6- Yeni gelişmelerin yansıtılması
Gümrük Birliği'nin uygulandığı 29 yıl boyunca, dünya ticaretinde çok şey değişti. Bu gelişmelerin dikkate alınarak örnek niteliğinde şunların da gümrük birliği anlaşması kapsamına alınması gerekir:
- Eşya ticareti kadar eşyanın zarar görmeden kurulması, kullanımına ve bakımına ilişkin eğitimin verilmesi eşyanın parçasıdır.
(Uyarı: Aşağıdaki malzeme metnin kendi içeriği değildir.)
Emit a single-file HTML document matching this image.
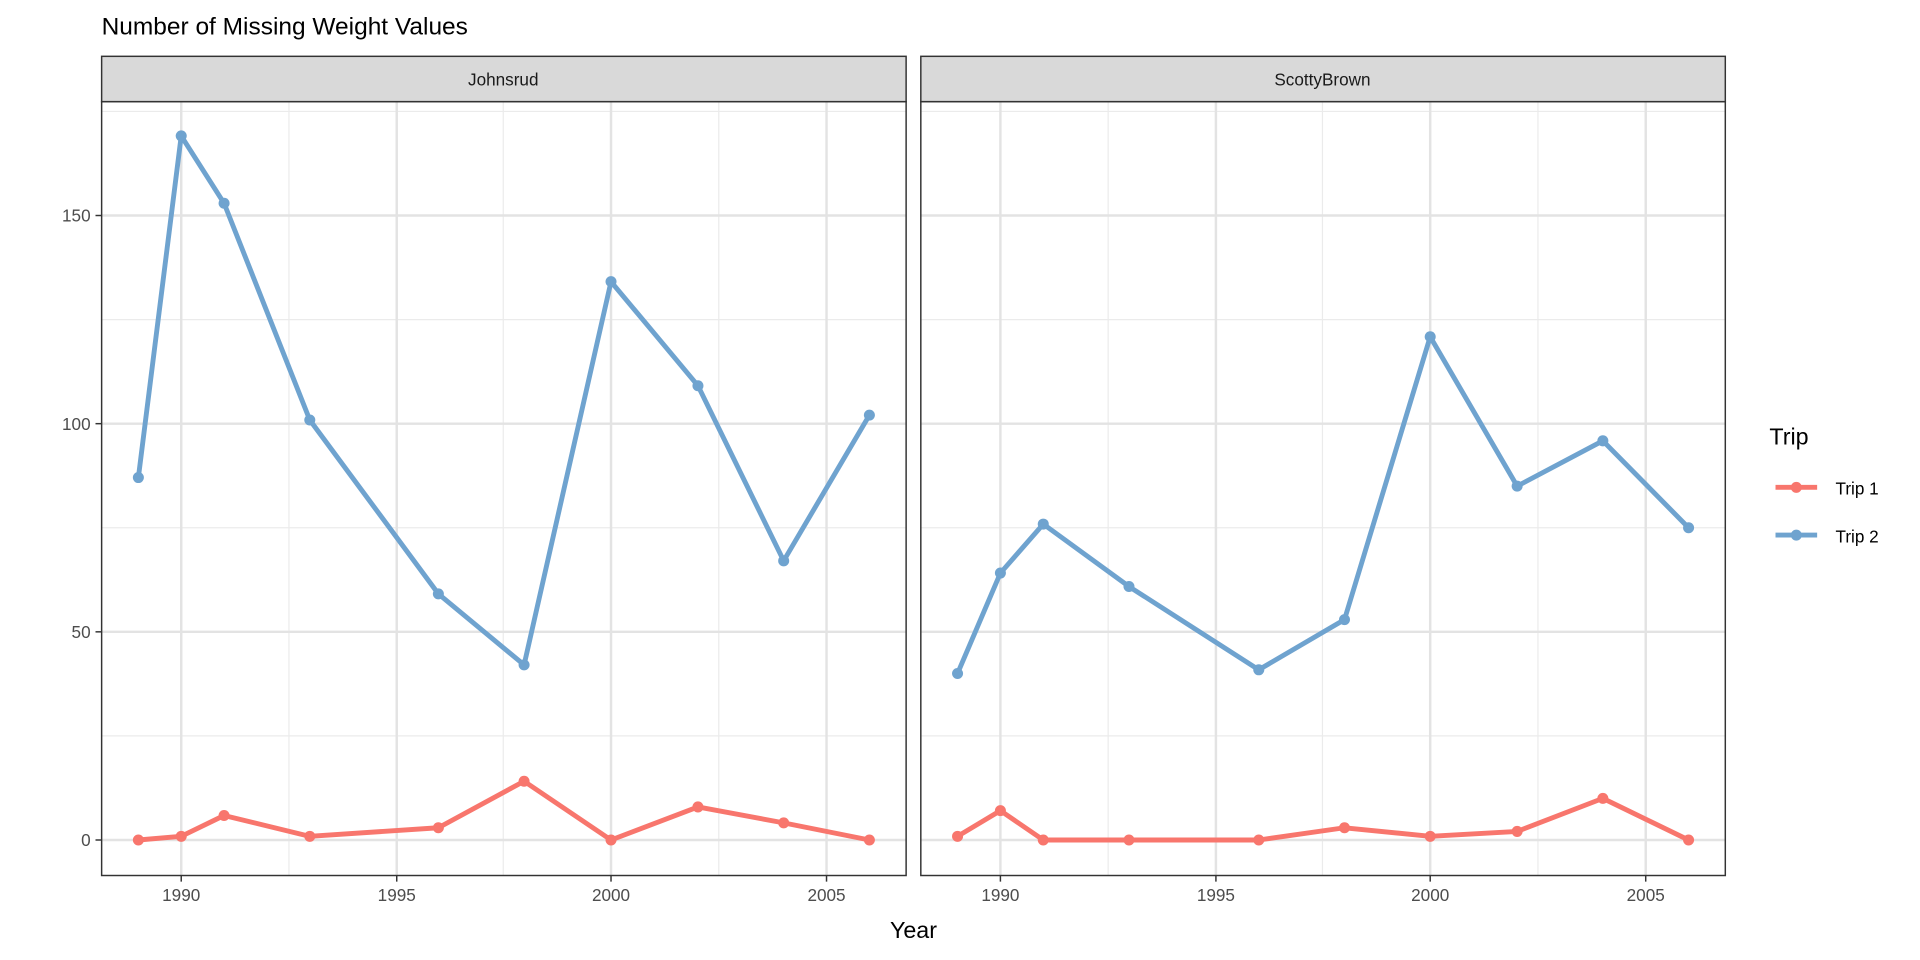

Bu nedenle gümrük birliği eşya ticareti yanında hizmet ticaretini de kapsaması gerekir.
- Bu süreçte gelişen e-ticaretin daha da geliştirilmesi ve önündeki engellerin kaldırılmasına yönelik düzenlemelerin de yer alması gerekir.
- Ticaretin geliştirilmesinin önünde vize ne kadar engelse, iş kurma serbestisinin olmaması da o kadar engel nitelik taşımaktadır. İhracatçı, ürettiği ürünün gerek pazarlanması gerekse satış sonrası hizmetleri yerine getirmesi için ithal ülkesinde serbestçe işyeri kurabilmelidir. Bu konunun da gümrük birliği kapsamında yer alması gerekir.
- Son dönemde ticaret politikası önlemleri yaygınlaşmış bulunmakta ve bu önlemler menşe esasına göre uygulanmaktadır. Gümrük birliği kapsamı eşyaya A.TR dolaşım belgesi ibrazı halinde vergi muafiyeti tanınmakta, bu belgelerde eşyanın menşei yer almamaktadır. Üçüncü ülke menşeli ürünler için A.TR dolaşım belgesi düzenlendiğinde ticaret politikası önlemlerinin uygulanmasında sorun yaşanmaktadır.
Ne dersiniz, Gümrük Birliği'nin güncellenmesi yalancı çoban hikayesine döner mi yoksa zaten döndü mü?